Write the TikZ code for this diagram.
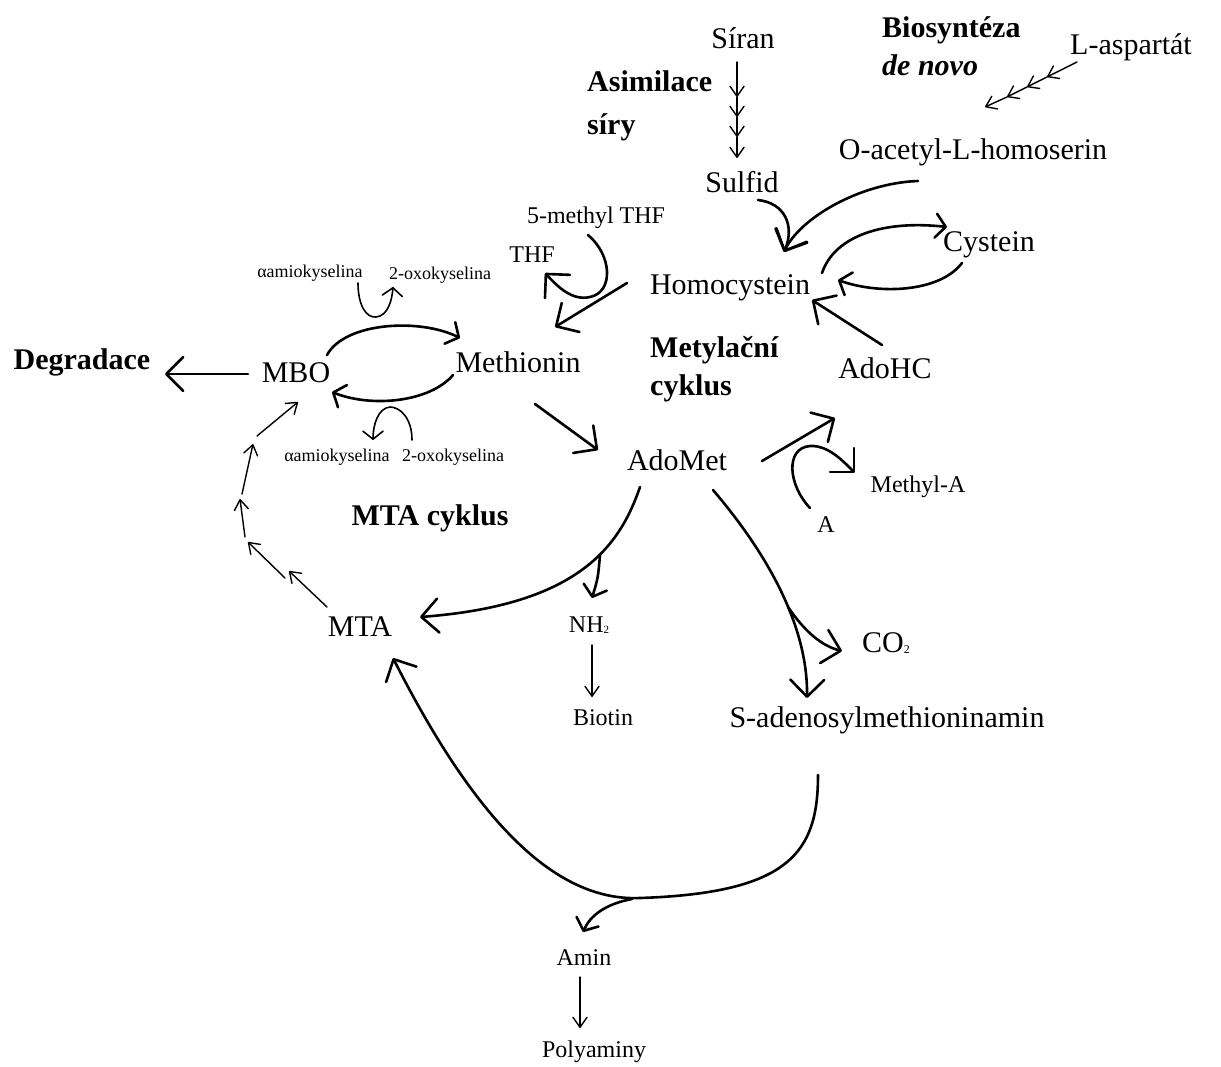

...

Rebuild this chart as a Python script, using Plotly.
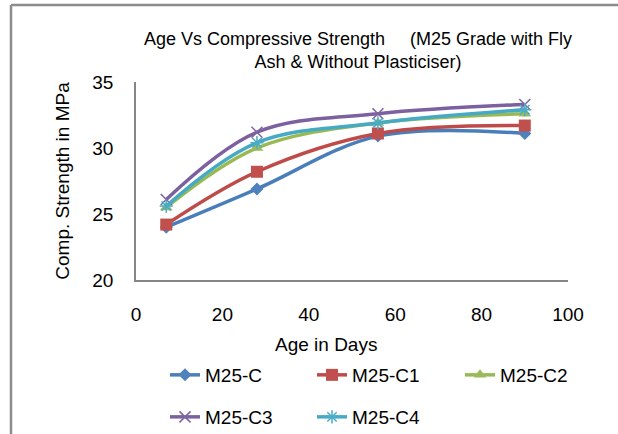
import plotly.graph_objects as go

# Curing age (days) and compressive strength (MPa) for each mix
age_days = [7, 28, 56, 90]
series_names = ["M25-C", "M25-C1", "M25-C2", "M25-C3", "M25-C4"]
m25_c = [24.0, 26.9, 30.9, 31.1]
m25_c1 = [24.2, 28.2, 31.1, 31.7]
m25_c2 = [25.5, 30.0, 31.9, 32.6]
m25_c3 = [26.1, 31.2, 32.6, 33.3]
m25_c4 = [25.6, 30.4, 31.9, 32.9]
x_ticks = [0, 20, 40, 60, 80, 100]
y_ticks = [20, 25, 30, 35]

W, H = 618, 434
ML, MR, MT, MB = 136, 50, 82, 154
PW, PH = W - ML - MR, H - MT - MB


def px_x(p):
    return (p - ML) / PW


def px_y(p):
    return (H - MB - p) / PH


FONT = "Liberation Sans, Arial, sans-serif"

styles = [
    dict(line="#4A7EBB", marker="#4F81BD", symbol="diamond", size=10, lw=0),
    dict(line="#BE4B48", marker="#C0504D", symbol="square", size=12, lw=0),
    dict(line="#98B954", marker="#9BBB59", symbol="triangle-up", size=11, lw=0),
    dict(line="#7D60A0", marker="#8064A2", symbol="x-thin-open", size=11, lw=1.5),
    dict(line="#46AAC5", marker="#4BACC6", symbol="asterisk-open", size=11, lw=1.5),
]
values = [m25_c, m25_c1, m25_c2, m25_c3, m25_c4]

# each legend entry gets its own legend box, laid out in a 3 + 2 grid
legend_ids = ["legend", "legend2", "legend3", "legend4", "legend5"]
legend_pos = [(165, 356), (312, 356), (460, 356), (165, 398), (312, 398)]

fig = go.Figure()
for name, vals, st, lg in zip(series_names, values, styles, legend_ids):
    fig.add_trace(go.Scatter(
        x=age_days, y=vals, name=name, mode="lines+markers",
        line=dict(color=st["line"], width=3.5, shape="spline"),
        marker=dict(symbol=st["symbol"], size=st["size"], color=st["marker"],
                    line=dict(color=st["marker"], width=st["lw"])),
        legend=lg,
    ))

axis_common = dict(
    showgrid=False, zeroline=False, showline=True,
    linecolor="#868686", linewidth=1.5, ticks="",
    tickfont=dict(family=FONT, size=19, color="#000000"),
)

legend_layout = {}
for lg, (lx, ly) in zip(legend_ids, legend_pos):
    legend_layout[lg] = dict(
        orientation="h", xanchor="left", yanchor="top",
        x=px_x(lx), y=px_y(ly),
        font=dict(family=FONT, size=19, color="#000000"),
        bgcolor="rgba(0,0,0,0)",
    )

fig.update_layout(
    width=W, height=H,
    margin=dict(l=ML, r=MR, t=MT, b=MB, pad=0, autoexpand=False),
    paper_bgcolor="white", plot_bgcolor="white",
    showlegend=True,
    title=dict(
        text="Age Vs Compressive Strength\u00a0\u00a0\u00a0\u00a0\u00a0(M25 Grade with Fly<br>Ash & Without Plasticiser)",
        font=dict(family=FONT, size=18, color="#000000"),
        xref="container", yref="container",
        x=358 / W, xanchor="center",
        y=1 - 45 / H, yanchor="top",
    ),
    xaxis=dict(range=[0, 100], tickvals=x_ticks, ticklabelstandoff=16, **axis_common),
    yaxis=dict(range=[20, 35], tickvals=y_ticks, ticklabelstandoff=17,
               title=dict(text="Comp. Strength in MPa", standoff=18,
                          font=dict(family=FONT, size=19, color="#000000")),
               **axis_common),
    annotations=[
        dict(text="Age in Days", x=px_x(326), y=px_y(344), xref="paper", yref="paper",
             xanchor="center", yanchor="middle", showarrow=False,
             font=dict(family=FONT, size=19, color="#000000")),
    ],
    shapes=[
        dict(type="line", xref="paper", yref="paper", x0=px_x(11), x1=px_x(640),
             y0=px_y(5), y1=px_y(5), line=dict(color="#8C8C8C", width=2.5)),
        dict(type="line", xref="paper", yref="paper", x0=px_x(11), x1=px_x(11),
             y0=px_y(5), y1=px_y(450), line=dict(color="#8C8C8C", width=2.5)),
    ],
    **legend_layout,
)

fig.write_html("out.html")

--

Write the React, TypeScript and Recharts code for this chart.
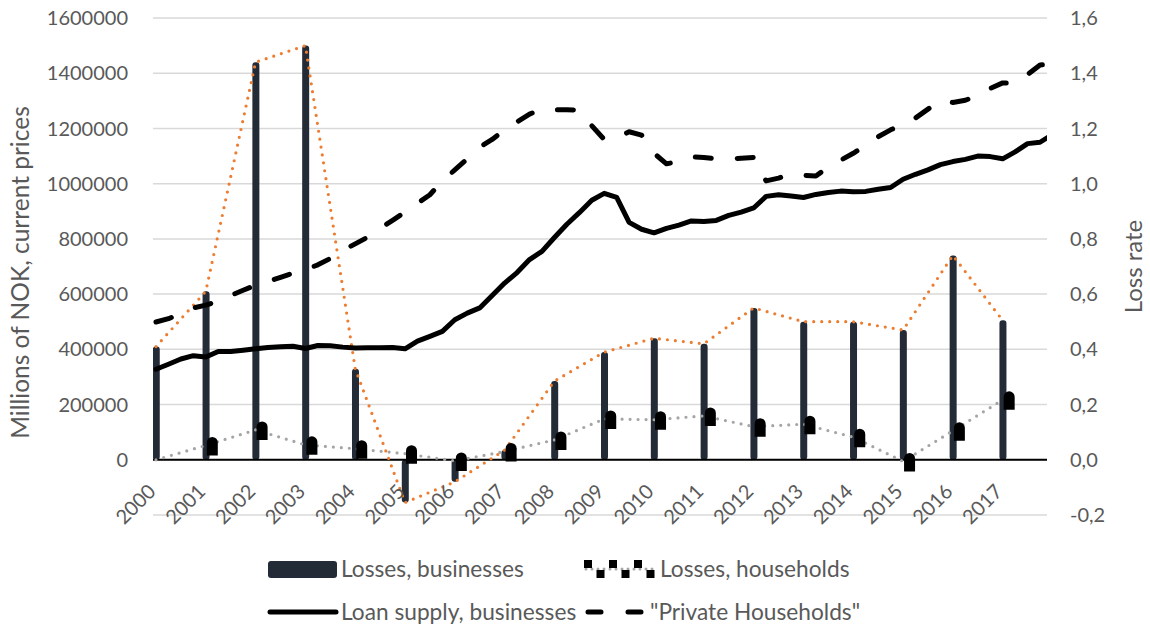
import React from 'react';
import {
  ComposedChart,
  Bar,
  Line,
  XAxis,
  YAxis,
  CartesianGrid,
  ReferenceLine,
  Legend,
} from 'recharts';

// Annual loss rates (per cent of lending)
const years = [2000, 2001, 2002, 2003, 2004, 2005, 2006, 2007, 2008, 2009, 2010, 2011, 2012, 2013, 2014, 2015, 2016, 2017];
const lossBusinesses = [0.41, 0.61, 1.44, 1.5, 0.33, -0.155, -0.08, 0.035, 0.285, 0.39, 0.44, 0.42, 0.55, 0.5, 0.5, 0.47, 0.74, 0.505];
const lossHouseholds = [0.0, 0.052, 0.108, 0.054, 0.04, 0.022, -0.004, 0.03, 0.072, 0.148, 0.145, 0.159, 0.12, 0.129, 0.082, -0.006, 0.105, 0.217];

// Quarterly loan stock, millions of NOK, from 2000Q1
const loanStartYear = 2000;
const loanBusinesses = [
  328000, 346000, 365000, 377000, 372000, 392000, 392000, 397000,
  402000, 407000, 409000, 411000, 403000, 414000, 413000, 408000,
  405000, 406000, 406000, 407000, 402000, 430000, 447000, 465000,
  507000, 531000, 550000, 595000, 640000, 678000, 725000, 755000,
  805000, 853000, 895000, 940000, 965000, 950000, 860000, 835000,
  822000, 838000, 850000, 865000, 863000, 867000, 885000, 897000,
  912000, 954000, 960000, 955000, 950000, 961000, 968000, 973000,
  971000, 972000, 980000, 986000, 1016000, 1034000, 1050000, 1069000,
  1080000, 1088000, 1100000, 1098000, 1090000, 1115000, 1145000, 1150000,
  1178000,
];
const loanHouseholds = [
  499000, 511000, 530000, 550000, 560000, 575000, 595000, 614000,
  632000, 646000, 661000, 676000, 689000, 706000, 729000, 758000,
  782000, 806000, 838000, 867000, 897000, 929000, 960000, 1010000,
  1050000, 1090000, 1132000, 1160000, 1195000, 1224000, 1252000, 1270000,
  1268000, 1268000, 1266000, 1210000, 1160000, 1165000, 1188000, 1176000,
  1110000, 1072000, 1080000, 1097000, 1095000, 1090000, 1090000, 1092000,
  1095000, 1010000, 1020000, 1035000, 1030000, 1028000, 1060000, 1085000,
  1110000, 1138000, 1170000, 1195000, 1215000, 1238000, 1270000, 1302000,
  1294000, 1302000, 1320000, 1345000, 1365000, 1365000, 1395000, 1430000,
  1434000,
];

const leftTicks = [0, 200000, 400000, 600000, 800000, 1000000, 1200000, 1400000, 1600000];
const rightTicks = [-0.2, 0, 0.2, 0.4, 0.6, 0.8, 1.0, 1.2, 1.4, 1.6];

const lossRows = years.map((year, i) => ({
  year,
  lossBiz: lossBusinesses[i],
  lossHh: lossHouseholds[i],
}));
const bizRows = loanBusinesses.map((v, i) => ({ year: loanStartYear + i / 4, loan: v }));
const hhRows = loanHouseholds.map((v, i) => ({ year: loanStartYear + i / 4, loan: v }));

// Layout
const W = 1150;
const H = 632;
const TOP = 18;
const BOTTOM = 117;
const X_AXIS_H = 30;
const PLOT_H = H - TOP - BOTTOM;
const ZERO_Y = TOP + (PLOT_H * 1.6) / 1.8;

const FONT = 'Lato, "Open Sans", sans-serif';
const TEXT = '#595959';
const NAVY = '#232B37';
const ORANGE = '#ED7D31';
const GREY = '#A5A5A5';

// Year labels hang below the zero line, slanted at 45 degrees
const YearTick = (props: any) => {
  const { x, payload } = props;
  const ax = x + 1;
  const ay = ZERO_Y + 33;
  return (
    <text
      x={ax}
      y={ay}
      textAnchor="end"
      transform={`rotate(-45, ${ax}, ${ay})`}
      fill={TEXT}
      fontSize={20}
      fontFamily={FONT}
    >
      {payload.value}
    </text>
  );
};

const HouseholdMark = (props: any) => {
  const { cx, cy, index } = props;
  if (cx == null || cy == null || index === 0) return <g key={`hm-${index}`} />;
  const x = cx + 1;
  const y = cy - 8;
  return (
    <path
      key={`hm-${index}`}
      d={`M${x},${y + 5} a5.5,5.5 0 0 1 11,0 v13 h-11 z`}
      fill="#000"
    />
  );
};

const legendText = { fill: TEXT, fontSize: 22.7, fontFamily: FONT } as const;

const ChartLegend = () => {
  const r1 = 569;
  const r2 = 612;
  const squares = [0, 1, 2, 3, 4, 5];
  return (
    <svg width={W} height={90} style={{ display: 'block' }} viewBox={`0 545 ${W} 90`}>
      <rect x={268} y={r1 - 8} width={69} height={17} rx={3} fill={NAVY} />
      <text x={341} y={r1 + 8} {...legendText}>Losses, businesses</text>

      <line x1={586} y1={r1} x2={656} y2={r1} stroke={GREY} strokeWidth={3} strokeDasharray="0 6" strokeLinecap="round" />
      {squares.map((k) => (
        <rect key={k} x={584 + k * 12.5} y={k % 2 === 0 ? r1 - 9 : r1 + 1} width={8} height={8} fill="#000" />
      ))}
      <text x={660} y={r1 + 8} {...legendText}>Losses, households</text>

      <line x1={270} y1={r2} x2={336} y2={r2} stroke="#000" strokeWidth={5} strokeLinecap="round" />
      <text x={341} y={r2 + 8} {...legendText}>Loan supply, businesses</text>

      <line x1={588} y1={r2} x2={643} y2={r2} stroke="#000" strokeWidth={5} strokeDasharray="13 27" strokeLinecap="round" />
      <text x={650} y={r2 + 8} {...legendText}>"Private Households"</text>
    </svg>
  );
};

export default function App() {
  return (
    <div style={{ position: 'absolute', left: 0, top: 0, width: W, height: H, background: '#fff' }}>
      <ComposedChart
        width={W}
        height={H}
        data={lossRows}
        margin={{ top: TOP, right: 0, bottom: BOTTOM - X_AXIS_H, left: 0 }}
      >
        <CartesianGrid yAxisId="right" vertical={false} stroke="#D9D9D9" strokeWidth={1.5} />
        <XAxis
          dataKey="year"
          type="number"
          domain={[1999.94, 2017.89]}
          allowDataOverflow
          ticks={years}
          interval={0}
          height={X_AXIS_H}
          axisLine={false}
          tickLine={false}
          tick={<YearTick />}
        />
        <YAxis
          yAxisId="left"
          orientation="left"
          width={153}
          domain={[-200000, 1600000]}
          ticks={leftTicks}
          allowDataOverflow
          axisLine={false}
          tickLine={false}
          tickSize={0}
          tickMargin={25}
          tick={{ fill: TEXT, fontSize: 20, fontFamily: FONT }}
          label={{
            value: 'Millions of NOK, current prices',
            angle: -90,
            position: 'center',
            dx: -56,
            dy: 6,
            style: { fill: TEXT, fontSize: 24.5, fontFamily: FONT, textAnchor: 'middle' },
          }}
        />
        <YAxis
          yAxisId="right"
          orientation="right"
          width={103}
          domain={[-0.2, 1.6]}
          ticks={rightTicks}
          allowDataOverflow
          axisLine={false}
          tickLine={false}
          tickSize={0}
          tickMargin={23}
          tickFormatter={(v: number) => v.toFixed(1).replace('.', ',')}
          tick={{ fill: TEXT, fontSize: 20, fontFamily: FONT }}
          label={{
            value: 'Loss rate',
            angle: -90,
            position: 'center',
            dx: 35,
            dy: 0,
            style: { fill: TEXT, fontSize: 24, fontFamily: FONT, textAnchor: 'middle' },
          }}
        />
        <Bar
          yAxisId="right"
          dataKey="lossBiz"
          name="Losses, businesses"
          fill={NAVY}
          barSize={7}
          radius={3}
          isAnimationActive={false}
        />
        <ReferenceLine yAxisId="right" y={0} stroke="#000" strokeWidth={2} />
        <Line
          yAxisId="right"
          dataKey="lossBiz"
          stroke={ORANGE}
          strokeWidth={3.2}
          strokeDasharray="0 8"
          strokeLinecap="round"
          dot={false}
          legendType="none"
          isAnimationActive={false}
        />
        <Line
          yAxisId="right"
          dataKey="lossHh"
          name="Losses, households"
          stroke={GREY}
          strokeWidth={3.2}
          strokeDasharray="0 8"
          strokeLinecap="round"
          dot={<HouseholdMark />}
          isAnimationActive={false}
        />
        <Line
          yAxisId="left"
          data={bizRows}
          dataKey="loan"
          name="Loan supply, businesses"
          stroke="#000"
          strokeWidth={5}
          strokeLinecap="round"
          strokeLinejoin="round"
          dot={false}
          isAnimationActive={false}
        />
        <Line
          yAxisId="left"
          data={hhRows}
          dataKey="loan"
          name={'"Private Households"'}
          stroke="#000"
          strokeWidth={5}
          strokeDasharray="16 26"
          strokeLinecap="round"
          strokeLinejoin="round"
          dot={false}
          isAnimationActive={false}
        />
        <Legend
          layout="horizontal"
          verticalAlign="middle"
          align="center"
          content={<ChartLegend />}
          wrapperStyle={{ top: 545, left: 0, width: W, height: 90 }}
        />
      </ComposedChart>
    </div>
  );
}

Requirements:
Each line above that includes "React" should be shown.

Answer to this exercise:
Write the React, TypeScript and Recharts code for this chart.
import React from 'react';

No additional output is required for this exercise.